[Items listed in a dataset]
START

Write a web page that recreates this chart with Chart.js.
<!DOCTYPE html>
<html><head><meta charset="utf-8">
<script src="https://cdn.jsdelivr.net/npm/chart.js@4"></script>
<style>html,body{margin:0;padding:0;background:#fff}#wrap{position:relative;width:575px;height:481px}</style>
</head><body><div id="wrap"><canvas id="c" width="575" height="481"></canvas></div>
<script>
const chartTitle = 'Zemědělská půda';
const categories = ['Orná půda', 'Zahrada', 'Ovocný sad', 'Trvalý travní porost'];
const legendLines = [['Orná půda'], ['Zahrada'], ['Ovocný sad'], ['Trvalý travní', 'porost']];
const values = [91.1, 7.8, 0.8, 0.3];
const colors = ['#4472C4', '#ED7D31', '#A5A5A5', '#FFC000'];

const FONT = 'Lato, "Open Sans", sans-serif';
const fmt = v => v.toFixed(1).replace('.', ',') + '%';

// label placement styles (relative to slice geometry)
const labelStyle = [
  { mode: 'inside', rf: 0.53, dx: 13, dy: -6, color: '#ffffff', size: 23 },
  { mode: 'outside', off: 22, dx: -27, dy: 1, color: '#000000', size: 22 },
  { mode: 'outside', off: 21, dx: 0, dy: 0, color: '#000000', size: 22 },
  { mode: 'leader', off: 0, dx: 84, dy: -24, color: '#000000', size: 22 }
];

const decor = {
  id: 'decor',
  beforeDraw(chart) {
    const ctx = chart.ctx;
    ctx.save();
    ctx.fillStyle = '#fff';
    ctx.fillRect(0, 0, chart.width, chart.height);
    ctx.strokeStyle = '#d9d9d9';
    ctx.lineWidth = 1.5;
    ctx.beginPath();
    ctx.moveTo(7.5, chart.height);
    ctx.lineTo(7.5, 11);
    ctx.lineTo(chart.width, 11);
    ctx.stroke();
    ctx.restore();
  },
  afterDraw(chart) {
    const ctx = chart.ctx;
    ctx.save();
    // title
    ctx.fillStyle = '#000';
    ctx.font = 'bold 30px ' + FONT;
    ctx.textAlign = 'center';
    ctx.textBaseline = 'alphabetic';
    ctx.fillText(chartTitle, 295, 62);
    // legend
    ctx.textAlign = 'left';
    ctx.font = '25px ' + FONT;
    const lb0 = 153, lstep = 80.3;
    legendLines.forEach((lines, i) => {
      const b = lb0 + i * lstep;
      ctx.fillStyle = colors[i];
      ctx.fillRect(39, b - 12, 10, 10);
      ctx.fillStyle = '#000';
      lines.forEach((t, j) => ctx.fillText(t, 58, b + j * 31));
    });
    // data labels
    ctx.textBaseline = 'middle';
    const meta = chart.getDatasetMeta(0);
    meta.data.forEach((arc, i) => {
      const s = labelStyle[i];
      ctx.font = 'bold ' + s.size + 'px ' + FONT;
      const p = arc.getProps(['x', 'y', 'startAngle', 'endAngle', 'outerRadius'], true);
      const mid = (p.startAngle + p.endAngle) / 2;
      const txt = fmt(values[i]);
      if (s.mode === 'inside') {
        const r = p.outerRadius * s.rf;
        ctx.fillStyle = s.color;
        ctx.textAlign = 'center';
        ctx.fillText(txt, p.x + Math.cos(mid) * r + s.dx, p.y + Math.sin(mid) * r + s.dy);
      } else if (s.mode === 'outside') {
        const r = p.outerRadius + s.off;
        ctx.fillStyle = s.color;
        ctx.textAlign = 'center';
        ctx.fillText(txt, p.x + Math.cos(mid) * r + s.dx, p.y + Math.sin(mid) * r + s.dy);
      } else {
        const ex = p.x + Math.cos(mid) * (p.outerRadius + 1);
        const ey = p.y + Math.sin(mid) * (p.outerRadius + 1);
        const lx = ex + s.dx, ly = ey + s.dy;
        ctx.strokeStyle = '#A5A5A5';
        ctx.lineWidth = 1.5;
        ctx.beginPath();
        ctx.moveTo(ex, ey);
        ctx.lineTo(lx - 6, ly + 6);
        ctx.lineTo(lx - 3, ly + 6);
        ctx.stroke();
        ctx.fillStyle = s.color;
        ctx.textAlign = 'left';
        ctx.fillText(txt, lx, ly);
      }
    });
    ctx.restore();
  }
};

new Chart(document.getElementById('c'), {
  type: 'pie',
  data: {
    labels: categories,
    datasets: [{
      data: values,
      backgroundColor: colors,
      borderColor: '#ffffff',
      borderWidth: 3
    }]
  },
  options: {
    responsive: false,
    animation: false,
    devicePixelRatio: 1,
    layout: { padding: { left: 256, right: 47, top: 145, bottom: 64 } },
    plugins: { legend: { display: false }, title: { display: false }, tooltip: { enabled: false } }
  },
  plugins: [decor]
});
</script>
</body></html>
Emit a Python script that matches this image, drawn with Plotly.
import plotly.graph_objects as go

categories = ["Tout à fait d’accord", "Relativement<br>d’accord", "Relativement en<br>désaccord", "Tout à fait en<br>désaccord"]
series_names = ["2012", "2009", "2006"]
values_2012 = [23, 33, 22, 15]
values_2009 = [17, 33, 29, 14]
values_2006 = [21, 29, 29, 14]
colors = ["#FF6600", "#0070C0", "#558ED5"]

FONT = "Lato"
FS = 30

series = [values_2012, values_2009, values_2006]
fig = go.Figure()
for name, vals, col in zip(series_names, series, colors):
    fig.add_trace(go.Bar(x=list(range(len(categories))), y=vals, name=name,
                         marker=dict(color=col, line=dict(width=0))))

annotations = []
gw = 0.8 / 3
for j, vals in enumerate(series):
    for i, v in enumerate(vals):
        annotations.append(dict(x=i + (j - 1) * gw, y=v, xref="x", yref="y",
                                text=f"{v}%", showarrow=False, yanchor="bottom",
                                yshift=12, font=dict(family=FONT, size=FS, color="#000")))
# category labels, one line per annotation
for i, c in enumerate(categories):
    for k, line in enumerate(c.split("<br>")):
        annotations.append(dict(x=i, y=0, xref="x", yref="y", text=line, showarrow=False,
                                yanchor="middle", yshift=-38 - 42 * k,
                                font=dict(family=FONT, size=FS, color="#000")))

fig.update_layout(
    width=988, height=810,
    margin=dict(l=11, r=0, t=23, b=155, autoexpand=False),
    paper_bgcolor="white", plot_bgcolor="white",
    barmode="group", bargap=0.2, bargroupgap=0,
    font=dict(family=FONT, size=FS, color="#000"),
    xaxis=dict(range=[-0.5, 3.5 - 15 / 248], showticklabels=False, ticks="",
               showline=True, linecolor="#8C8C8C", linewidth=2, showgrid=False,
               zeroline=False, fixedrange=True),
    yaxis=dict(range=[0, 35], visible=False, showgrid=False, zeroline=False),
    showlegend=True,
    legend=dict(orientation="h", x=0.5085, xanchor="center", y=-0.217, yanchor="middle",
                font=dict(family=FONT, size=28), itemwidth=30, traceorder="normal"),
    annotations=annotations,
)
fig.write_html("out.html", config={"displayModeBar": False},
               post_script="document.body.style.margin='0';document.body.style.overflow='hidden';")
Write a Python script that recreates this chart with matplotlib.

END

▶ **Work to complete**: Look through the material above. Copy each line where the word "that" appears.

▶ **Final answer**:
Write a web page that recreates this chart with Chart.js.
Emit a Python script that matches this image, drawn with Plotly.
Write a Python script that recreates this chart with matplotlib.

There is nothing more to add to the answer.